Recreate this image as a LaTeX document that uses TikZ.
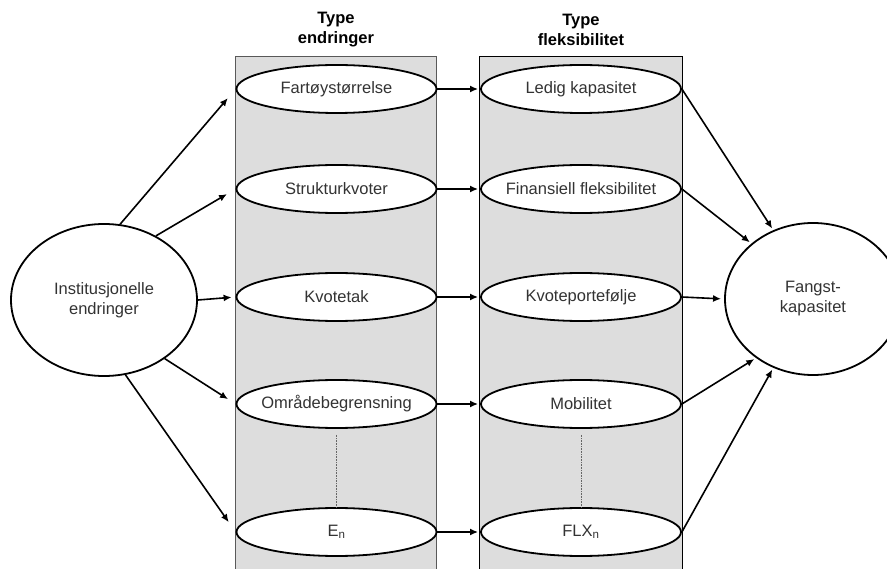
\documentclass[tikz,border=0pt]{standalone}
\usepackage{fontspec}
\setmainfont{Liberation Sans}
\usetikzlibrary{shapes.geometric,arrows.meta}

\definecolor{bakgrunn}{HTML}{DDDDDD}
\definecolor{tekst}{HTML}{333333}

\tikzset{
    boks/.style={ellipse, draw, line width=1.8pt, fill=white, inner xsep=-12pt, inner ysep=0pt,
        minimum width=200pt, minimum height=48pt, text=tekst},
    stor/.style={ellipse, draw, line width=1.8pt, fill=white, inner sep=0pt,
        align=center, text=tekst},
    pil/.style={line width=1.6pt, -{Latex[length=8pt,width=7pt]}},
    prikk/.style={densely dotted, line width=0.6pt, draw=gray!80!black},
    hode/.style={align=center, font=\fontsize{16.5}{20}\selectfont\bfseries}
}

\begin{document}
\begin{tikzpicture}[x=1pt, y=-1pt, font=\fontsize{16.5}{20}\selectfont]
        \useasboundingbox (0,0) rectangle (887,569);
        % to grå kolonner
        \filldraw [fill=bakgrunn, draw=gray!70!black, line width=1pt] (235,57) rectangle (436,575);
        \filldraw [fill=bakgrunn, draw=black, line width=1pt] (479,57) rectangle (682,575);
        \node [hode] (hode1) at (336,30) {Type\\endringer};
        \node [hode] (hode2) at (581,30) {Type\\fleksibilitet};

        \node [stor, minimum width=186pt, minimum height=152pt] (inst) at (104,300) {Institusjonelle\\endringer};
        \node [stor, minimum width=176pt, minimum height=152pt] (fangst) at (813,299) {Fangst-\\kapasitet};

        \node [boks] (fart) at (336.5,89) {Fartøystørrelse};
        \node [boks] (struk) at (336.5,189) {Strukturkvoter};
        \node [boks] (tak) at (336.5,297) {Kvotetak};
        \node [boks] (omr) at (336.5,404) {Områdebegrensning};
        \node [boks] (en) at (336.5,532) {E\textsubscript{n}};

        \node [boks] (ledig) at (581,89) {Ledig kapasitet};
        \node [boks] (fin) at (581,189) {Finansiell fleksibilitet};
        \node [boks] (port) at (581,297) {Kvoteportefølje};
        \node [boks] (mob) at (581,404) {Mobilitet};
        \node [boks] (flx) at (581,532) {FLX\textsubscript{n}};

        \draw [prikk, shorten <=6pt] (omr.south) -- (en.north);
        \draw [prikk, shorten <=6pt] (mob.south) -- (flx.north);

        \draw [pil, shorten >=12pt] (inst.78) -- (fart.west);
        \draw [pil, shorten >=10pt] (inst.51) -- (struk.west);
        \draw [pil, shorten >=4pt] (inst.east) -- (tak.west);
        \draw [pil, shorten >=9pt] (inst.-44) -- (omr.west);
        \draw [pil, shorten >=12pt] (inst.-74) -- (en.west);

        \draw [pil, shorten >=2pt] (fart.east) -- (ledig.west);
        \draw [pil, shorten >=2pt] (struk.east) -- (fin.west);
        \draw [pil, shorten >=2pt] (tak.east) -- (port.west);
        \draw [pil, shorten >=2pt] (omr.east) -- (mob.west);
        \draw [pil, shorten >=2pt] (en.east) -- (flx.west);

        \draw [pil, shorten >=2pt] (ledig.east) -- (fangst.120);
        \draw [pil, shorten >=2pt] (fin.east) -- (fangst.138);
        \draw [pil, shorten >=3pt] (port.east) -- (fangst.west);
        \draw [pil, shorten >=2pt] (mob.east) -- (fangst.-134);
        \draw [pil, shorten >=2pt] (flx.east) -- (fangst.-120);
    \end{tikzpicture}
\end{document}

Exercise brief:
Only the lines from the start of the material through the line containing "[boks] (en) at" should be transcribed. Pictures stay out.

Result of the task:
Recreate this image as a LaTeX document that uses TikZ.
\documentclass[tikz,border=0pt]{standalone}
\usepackage{fontspec}
\setmainfont{Liberation Sans}
\usetikzlibrary{shapes.geometric,arrows.meta}

\definecolor{bakgrunn}{HTML}{DDDDDD}
\definecolor{tekst}{HTML}{333333}

\tikzset{
    boks/.style={ellipse, draw, line width=1.8pt, fill=white, inner xsep=-12pt, inner ysep=0pt,
        minimum width=200pt, minimum height=48pt, text=tekst},
    stor/.style={ellipse, draw, line width=1.8pt, fill=white, inner sep=0pt,
        align=center, text=tekst},
    pil/.style={line width=1.6pt, -{Latex[length=8pt,width=7pt]}},
    prikk/.style={densely dotted, line width=0.6pt, draw=gray!80!black},
    hode/.style={align=center, font=\fontsize{16.5}{20}\selectfont\bfseries}
}

\begin{document}
\begin{tikzpicture}[x=1pt, y=-1pt, font=\fontsize{16.5}{20}\selectfont]
        \useasboundingbox (0,0) rectangle (887,569);
        % to grå kolonner
        \filldraw [fill=bakgrunn, draw=gray!70!black, line width=1pt] (235,57) rectangle (436,575);
        \filldraw [fill=bakgrunn, draw=black, line width=1pt] (479,57) rectangle (682,575);
        \node [hode] (hode1) at (336,30) {Type\\endringer};
        \node [hode] (hode2) at (581,30) {Type\\fleksibilitet};

        \node [stor, minimum width=186pt, minimum height=152pt] (inst) at (104,300) {Institusjonelle\\endringer};
        \node [stor, minimum width=176pt, minimum height=152pt] (fangst) at (813,299) {Fangst-\\kapasitet};

        \node [boks] (fart) at (336.5,89) {Fartøystørrelse};
        \node [boks] (struk) at (336.5,189) {Strukturkvoter};
        \node [boks] (tak) at (336.5,297) {Kvotetak};
        \node [boks] (omr) at (336.5,404) {Områdebegrensning};
        \node [boks] (en) at (336.5,532) {E\textsubscript{n}};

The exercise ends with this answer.